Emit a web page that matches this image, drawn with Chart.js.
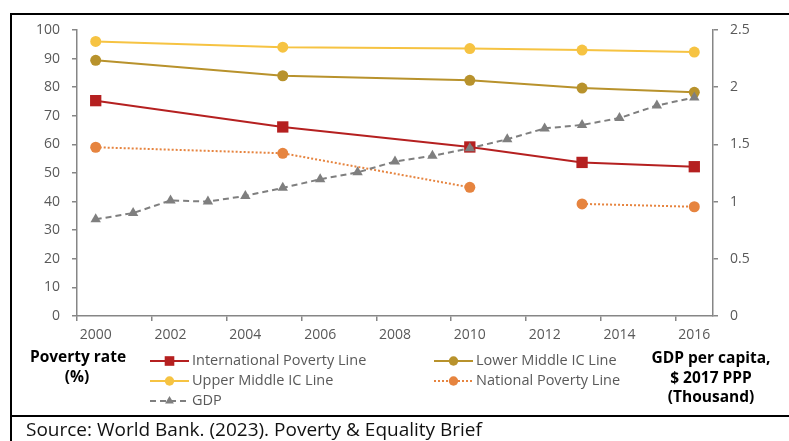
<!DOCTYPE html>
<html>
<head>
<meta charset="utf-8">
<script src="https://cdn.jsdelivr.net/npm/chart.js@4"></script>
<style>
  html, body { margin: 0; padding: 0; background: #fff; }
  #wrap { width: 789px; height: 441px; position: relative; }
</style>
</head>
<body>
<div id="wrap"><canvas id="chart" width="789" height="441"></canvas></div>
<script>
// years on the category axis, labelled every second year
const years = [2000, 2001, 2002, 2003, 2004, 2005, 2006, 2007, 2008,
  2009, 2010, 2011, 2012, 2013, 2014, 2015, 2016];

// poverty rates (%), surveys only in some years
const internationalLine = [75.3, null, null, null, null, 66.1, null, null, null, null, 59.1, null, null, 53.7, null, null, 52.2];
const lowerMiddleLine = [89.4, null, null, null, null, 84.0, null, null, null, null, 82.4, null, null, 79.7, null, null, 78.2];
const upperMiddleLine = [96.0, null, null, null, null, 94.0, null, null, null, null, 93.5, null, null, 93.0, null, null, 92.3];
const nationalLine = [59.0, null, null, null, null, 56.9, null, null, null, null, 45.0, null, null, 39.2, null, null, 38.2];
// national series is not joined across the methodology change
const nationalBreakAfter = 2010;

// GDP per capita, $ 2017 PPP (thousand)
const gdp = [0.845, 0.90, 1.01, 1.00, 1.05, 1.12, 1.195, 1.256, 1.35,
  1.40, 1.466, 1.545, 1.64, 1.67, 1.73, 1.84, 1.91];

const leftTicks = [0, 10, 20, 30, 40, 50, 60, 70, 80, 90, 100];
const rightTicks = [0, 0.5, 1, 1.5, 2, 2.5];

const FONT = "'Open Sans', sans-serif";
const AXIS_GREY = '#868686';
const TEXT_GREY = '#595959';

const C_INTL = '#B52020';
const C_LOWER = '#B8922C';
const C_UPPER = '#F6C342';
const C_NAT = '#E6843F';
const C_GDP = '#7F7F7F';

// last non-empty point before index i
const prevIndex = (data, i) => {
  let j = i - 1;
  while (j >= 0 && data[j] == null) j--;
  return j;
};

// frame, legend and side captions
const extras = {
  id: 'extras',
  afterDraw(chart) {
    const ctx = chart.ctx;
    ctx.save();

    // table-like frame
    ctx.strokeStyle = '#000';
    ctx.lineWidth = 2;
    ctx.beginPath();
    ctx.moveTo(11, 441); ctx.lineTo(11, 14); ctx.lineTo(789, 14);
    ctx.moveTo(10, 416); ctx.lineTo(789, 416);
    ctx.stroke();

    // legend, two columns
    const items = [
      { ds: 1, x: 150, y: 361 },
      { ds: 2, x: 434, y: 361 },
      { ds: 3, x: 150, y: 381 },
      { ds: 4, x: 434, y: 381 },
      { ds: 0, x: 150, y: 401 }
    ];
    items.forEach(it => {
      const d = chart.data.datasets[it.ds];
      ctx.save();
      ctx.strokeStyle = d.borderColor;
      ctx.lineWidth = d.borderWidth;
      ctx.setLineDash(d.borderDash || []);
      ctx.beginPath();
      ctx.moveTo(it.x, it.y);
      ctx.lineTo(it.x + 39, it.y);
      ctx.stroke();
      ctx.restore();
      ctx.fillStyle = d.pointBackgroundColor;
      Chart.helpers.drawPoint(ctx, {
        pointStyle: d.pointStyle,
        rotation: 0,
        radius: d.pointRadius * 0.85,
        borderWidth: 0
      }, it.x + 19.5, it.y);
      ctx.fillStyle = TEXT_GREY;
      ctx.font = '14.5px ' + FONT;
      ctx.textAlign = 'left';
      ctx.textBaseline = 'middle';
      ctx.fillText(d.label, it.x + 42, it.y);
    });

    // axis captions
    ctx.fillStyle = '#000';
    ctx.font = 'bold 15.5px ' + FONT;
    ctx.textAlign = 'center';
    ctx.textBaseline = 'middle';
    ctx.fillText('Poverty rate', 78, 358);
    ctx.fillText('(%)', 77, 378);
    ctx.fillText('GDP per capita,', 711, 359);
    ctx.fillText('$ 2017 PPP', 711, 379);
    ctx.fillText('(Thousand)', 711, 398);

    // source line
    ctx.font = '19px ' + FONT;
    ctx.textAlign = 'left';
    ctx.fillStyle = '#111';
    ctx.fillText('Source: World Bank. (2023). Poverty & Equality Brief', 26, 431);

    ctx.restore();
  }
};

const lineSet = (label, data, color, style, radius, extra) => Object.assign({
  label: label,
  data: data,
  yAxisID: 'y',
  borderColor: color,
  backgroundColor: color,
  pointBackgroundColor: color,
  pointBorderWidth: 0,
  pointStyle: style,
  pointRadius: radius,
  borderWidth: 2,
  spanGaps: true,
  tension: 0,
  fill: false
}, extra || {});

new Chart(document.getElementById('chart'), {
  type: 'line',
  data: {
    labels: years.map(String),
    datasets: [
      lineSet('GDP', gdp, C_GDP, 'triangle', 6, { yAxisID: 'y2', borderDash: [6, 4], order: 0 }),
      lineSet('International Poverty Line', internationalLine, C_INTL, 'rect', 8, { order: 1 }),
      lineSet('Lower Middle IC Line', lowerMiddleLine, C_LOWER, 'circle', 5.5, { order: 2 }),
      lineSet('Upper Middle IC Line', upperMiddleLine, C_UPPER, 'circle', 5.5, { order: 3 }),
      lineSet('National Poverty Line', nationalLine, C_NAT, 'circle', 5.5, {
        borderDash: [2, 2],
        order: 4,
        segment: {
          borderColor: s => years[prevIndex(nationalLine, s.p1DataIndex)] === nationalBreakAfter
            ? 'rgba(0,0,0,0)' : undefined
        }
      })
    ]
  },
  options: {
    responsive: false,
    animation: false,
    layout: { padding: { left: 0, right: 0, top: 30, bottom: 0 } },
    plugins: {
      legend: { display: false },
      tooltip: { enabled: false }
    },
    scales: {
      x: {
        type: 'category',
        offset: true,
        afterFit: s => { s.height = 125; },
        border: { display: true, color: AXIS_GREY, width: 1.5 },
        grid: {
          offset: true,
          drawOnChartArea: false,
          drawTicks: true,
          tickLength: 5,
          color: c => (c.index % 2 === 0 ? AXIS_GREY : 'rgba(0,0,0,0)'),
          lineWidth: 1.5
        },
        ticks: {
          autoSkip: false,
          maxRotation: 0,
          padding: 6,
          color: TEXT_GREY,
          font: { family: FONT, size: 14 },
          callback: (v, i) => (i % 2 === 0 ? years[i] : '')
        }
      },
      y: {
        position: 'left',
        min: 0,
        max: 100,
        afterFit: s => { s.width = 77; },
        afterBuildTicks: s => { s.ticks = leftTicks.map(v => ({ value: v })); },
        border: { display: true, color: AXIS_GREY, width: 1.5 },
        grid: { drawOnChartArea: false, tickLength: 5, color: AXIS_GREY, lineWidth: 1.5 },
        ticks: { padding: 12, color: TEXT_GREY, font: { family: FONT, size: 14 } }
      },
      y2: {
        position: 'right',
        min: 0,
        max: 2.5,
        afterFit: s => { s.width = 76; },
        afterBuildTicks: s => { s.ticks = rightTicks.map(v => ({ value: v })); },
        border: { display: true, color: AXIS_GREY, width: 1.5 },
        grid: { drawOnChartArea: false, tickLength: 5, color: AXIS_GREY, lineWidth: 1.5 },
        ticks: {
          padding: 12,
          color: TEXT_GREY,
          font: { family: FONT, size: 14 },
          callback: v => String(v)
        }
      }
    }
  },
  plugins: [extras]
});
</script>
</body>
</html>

### Directions for this task
Reproduce the full listing above verbatim, with no pictures included.

### Response for this exercise
Emit a web page that matches this image, drawn with Chart.js.
<!DOCTYPE html>
<html>
<head>
<meta charset="utf-8">
<script src="https://cdn.jsdelivr.net/npm/chart.js@4"></script>
<style>
  html, body { margin: 0; padding: 0; background: #fff; }
  #wrap { width: 789px; height: 441px; position: relative; }
</style>
</head>
<body>
<div id="wrap"><canvas id="chart" width="789" height="441"></canvas></div>
<script>
// years on the category axis, labelled every second year
const years = [2000, 2001, 2002, 2003, 2004, 2005, 2006, 2007, 2008,
  2009, 2010, 2011, 2012, 2013, 2014, 2015, 2016];

// poverty rates (%), surveys only in some years
const internationalLine = [75.3, null, null, null, null, 66.1, null, null, null, null, 59.1, null, null, 53.7, null, null, 52.2];
const lowerMiddleLine = [89.4, null, null, null, null, 84.0, null, null, null, null, 82.4, null, null, 79.7, null, null, 78.2];
const upperMiddleLine = [96.0, null, null, null, null, 94.0, null, null, null, null, 93.5, null, null, 93.0, null, null, 92.3];
const nationalLine = [59.0, null, null, null, null, 56.9, null, null, null, null, 45.0, null, null, 39.2, null, null, 38.2];
// national series is not joined across the methodology change
const nationalBreakAfter = 2010;

// GDP per capita, $ 2017 PPP (thousand)
const gdp = [0.845, 0.90, 1.01, 1.00, 1.05, 1.12, 1.195, 1.256, 1.35,
  1.40, 1.466, 1.545, 1.64, 1.67, 1.73, 1.84, 1.91];

const leftTicks = [0, 10, 20, 30, 40, 50, 60, 70, 80, 90, 100];
const rightTicks = [0, 0.5, 1, 1.5, 2, 2.5];

const FONT = "'Open Sans', sans-serif";
const AXIS_GREY = '#868686';
const TEXT_GREY = '#595959';

const C_INTL = '#B52020';
const C_LOWER = '#B8922C';
const C_UPPER = '#F6C342';
const C_NAT = '#E6843F';
const C_GDP = '#7F7F7F';

// last non-empty point before index i
const prevIndex = (data, i) => {
  let j = i - 1;
  while (j >= 0 && data[j] == null) j--;
  return j;
};

// frame, legend and side captions
const extras = {
  id: 'extras',
  afterDraw(chart) {
    const ctx = chart.ctx;
    ctx.save();

    // table-like frame
    ctx.strokeStyle = '#000';
    ctx.lineWidth = 2;
    ctx.beginPath();
    ctx.moveTo(11, 441); ctx.lineTo(11, 14); ctx.lineTo(789, 14);
    ctx.moveTo(10, 416); ctx.lineTo(789, 416);
    ctx.stroke();

    // legend, two columns
    const items = [
      { ds: 1, x: 150, y: 361 },
      { ds: 2, x: 434, y: 361 },
      { ds: 3, x: 150, y: 381 },
      { ds: 4, x: 434, y: 381 },
      { ds: 0, x: 150, y: 401 }
    ];
    items.forEach(it => {
      const d = chart.data.datasets[it.ds];
      ctx.save();
      ctx.strokeStyle = d.borderColor;
      ctx.lineWidth = d.borderWidth;
      ctx.setLineDash(d.borderDash || []);
      ctx.beginPath();
      ctx.moveTo(it.x, it.y);
      ctx.lineTo(it.x + 39, it.y);
      ctx.stroke();
      ctx.restore();
      ctx.fillStyle = d.pointBackgroundColor;
      Chart.helpers.drawPoint(ctx, {
        pointStyle: d.pointStyle,
        rotation: 0,
        radius: d.pointRadius * 0.85,
        borderWidth: 0
      }, it.x + 19.5, it.y);
      ctx.fillStyle = TEXT_GREY;
      ctx.font = '14.5px ' + FONT;
      ctx.textAlign = 'left';
      ctx.textBaseline = 'middle';
      ctx.fillText(d.label, it.x + 42, it.y);
    });

    // axis captions
    ctx.fillStyle = '#000';
    ctx.font = 'bold 15.5px ' + FONT;
    ctx.textAlign = 'center';
    ctx.textBaseline = 'middle';
    ctx.fillText('Poverty rate', 78, 358);
    ctx.fillText('(%)', 77, 378);
    ctx.fillText('GDP per capita,', 711, 359);
    ctx.fillText('$ 2017 PPP', 711, 379);
    ctx.fillText('(Thousand)', 711, 398);

    // source line
    ctx.font = '19px ' + FONT;
    ctx.textAlign = 'left';
    ctx.fillStyle = '#111';
    ctx.fillText('Source: World Bank. (2023). Poverty & Equality Brief', 26, 431);

    ctx.restore();
  }
};

const lineSet = (label, data, color, style, radius, extra) => Object.assign({
  label: label,
  data: data,
  yAxisID: 'y',
  borderColor: color,
  backgroundColor: color,
  pointBackgroundColor: color,
  pointBorderWidth: 0,
  pointStyle: style,
  pointRadius: radius,
  borderWidth: 2,
  spanGaps: true,
  tension: 0,
  fill: false
}, extra || {});

new Chart(document.getElementById('chart'), {
  type: 'line',
  data: {
    labels: years.map(String),
    datasets: [
      lineSet('GDP', gdp, C_GDP, 'triangle', 6, { yAxisID: 'y2', borderDash: [6, 4], order: 0 }),
      lineSet('International Poverty Line', internationalLine, C_INTL, 'rect', 8, { order: 1 }),
      lineSet('Lower Middle IC Line', lowerMiddleLine, C_LOWER, 'circle', 5.5, { order: 2 }),
      lineSet('Upper Middle IC Line', upperMiddleLine, C_UPPER, 'circle', 5.5, { order: 3 }),
      lineSet('National Poverty Line', nationalLine, C_NAT, 'circle', 5.5, {
        borderDash: [2, 2],
        order: 4,
        segment: {
          borderColor: s => years[prevIndex(nationalLine, s.p1DataIndex)] === nationalBreakAfter
            ? 'rgba(0,0,0,0)' : undefined
        }
      })
    ]
  },
  options: {
    responsive: false,
    animation: false,
    layout: { padding: { left: 0, right: 0, top: 30, bottom: 0 } },
    plugins: {
      legend: { display: false },
      tooltip: { enabled: false }
    },
    scales: {
      x: {
        type: 'category',
        offset: true,
        afterFit: s => { s.height = 125; },
        border: { display: true, color: AXIS_GREY, width: 1.5 },
        grid: {
          offset: true,
          drawOnChartArea: false,
          drawTicks: true,
          tickLength: 5,
          color: c => (c.index % 2 === 0 ? AXIS_GREY : 'rgba(0,0,0,0)'),
          lineWidth: 1.5
        },
        ticks: {
          autoSkip: false,
          maxRotation: 0,
          padding: 6,
          color: TEXT_GREY,
          font: { family: FONT, size: 14 },
          callback: (v, i) => (i % 2 === 0 ? years[i] : '')
        }
      },
      y: {
        position: 'left',
        min: 0,
        max: 100,
        afterFit: s => { s.width = 77; },
        afterBuildTicks: s => { s.ticks = leftTicks.map(v => ({ value: v })); },
        border: { display: true, color: AXIS_GREY, width: 1.5 },
        grid: { drawOnChartArea: false, tickLength: 5, color: AXIS_GREY, lineWidth: 1.5 },
        ticks: { padding: 12, color: TEXT_GREY, font: { family: FONT, size: 14 } }
      },
      y2: {
        position: 'right',
        min: 0,
        max: 2.5,
        afterFit: s => { s.width = 76; },
        afterBuildTicks: s => { s.ticks = rightTicks.map(v => ({ value: v })); },
        border: { display: true, color: AXIS_GREY, width: 1.5 },
        grid: { drawOnChartArea: false, tickLength: 5, color: AXIS_GREY, lineWidth: 1.5 },
        ticks: {
          padding: 12,
          color: TEXT_GREY,
          font: { family: FONT, size: 14 },
          callback: v => String(v)
        }
      }
    }
  },
  plugins: [extras]
});
</script>
</body>
</html>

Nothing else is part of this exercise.